_What to work on_. Set down the material below word for word, excluding the pictures.
-- Source data start --
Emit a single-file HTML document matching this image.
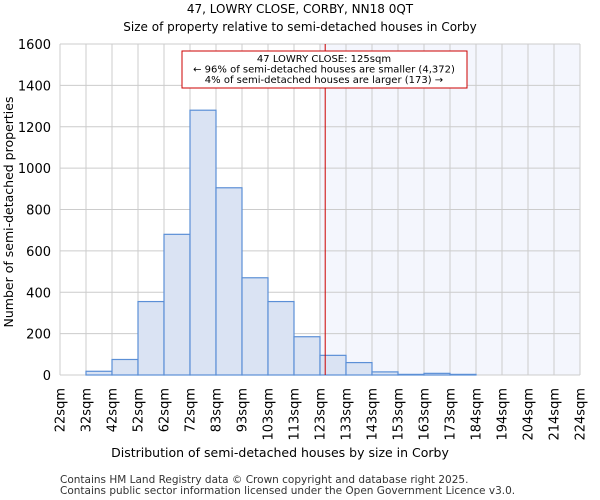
<!DOCTYPE html>
<html><head><meta charset="utf-8"><style>
body{margin:0;background:#fff;}
svg{display:block;font-family:"DejaVu Sans","Liberation Sans",sans-serif;}
</style></head><body>
<svg id="chart" width="600" height="500">
<text x="300" y="13" text-anchor="middle" font-size="12">47, LOWRY CLOSE, CORBY, NN18 0QT</text>
<text x="300" y="31" text-anchor="middle" font-size="12">Size of property relative to semi-detached houses in Corby</text>
<g id="plot"></g>
<text x="280" y="457" text-anchor="middle" font-size="12.5">Distribution of semi-detached houses by size in Corby</text>
<text transform="translate(13,212) rotate(-90)" text-anchor="middle" font-size="12.5">Number of semi-detached properties</text>
<text x="60" y="483" font-size="10.5" fill="#333">Contains HM Land Registry data © Crown copyright and database right 2025.</text>
<text x="60" y="494" font-size="10.5" fill="#333">Contains public sector information licensed under the Open Government Licence v3.0.</text>
</svg>
<script>
const binLabels = ["22sqm","32sqm","42sqm","52sqm","62sqm","72sqm","83sqm","93sqm","103sqm","113sqm","123sqm","133sqm","143sqm","153sqm","163sqm","173sqm","184sqm","194sqm","204sqm","214sqm","224sqm"];
const counts = [0,18,75,355,680,1280,905,470,355,185,95,60,15,3,8,3,0,0,0,0,0];
const yTicks = [0,200,400,600,800,1000,1200,1400,1600];
const markerBin = 10.2;
const highlightFromBin = 10;

const NS = "http://www.w3.org/2000/svg";
const L = 60, R = 580, T = 44, B = 375, yMax = 1600;
const nBins = binLabels.length - 1;
const bw = (R - L) / nBins;
const xs = i => L + i * bw;
const ys = v => B - v / yMax * (B - T);
const g = document.getElementById("plot");
function mk(tag, attrs) { const e = document.createElementNS(NS, tag); for (const k in attrs) e.setAttribute(k, attrs[k]); g.appendChild(e); return e; }

let sh = mk("rect", {x: xs(highlightFromBin), y: T, width: R - xs(highlightFromBin), height: B - T, fill: "#f4f6fd"});



for (let i = 0; i <= nBins; i++) {
  let l = mk("line", {x1: xs(i), x2: xs(i), y1: T, y2: B, stroke: "#ccc", "stroke-width": 1});
  
  
  let t = mk("text", {transform: `translate(${xs(i) + 4.5},388) rotate(-90)`, "text-anchor": "end", "font-size": 13});
  t.textContent = binLabels[i];
  
  
}
yTicks.forEach(v => {
  let l = mk("line", {x1: L, x2: R, y1: ys(v), y2: ys(v), stroke: "#ccc", "stroke-width": 1});
  
  
  let t = mk("text", {x: 51, y: ys(v) + 5, "text-anchor": "end", "font-size": 13});
  t.textContent = v;
  
  
});

counts.forEach((c, i) => {
  if (i >= nBins) return;
  let r = mk("rect", {x: xs(i), y: ys(c), width: bw, height: B - ys(c), fill: "#dae3f3", stroke: "#5b8fd6", "stroke-width": 1.2});
  
  
});

let ml = mk("line", {x1: xs(markerBin), x2: xs(markerBin), y1: T, y2: B, stroke: "#c00", "stroke-width": 1});



let box = mk("rect", {x: 182, y: 51, width: 285, height: 37, fill: "#fff", stroke: "#c00", "stroke-width": 1});


["47 LOWRY CLOSE: 125sqm", "← 96% of semi-detached houses are smaller (4,372)", "4% of semi-detached houses are larger (173) →"].forEach((s, k) => {
  let t = mk("text", {x: 324, y: 62 + k * 10.5, "text-anchor": "middle", "font-size": 10});
  t.textContent = s;
  
  
});
</script>
</body></html>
-- Source data end --
_The result_.
Emit a single-file HTML document matching this image.
<!DOCTYPE html>
<html><head><meta charset="utf-8"><style>
body{margin:0;background:#fff;}
svg{display:block;font-family:"DejaVu Sans","Liberation Sans",sans-serif;}
</style></head><body>
<svg id="chart" width="600" height="500">
<text x="300" y="13" text-anchor="middle" font-size="12">47, LOWRY CLOSE, CORBY, NN18 0QT</text>
<text x="300" y="31" text-anchor="middle" font-size="12">Size of property relative to semi-detached houses in Corby</text>
<g id="plot"></g>
<text x="280" y="457" text-anchor="middle" font-size="12.5">Distribution of semi-detached houses by size in Corby</text>
<text transform="translate(13,212) rotate(-90)" text-anchor="middle" font-size="12.5">Number of semi-detached properties</text>
<text x="60" y="483" font-size="10.5" fill="#333">Contains HM Land Registry data © Crown copyright and database right 2025.</text>
<text x="60" y="494" font-size="10.5" fill="#333">Contains public sector information licensed under the Open Government Licence v3.0.</text>
</svg>
<script>
const binLabels = ["22sqm","32sqm","42sqm","52sqm","62sqm","72sqm","83sqm","93sqm","103sqm","113sqm","123sqm","133sqm","143sqm","153sqm","163sqm","173sqm","184sqm","194sqm","204sqm","214sqm","224sqm"];
const counts = [0,18,75,355,680,1280,905,470,355,185,95,60,15,3,8,3,0,0,0,0,0];
const yTicks = [0,200,400,600,800,1000,1200,1400,1600];
const markerBin = 10.2;
const highlightFromBin = 10;

const NS = "http://www.w3.org/2000/svg";
const L = 60, R = 580, T = 44, B = 375, yMax = 1600;
const nBins = binLabels.length - 1;
const bw = (R - L) / nBins;
const xs = i => L + i * bw;
const ys = v => B - v / yMax * (B - T);
const g = document.getElementById("plot");
function mk(tag, attrs) { const e = document.createElementNS(NS, tag); for (const k in attrs) e.setAttribute(k, attrs[k]); g.appendChild(e); return e; }

let sh = mk("rect", {x: xs(highlightFromBin), y: T, width: R - xs(highlightFromBin), height: B - T, fill: "#f4f6fd"});



for (let i = 0; i <= nBins; i++) {
  let l = mk("line", {x1: xs(i), x2: xs(i), y1: T, y2: B, stroke: "#ccc", "stroke-width": 1});
  
  
  let t = mk("text", {transform: `translate(${xs(i) + 4.5},388) rotate(-90)`, "text-anchor": "end", "font-size": 13});
  t.textContent = binLabels[i];
  
  
}
yTicks.forEach(v => {
  let l = mk("line", {x1: L, x2: R, y1: ys(v), y2: ys(v), stroke: "#ccc", "stroke-width": 1});
  
  
  let t = mk("text", {x: 51, y: ys(v) + 5, "text-anchor": "end", "font-size": 13});
  t.textContent = v;
  
  
});

counts.forEach((c, i) => {
  if (i >= nBins) return;
  let r = mk("rect", {x: xs(i), y: ys(c), width: bw, height: B - ys(c), fill: "#dae3f3", stroke: "#5b8fd6", "stroke-width": 1.2});
  
  
});

let ml = mk("line", {x1: xs(markerBin), x2: xs(markerBin), y1: T, y2: B, stroke: "#c00", "stroke-width": 1});



let box = mk("rect", {x: 182, y: 51, width: 285, height: 37, fill: "#fff", stroke: "#c00", "stroke-width": 1});


["47 LOWRY CLOSE: 125sqm", "← 96% of semi-detached houses are smaller (4,372)", "4% of semi-detached houses are larger (173) →"].forEach((s, k) => {
  let t = mk("text", {x: 324, y: 62 + k * 10.5, "text-anchor": "middle", "font-size": 10});
  t.textContent = s;
  
  
});
</script>
</body></html>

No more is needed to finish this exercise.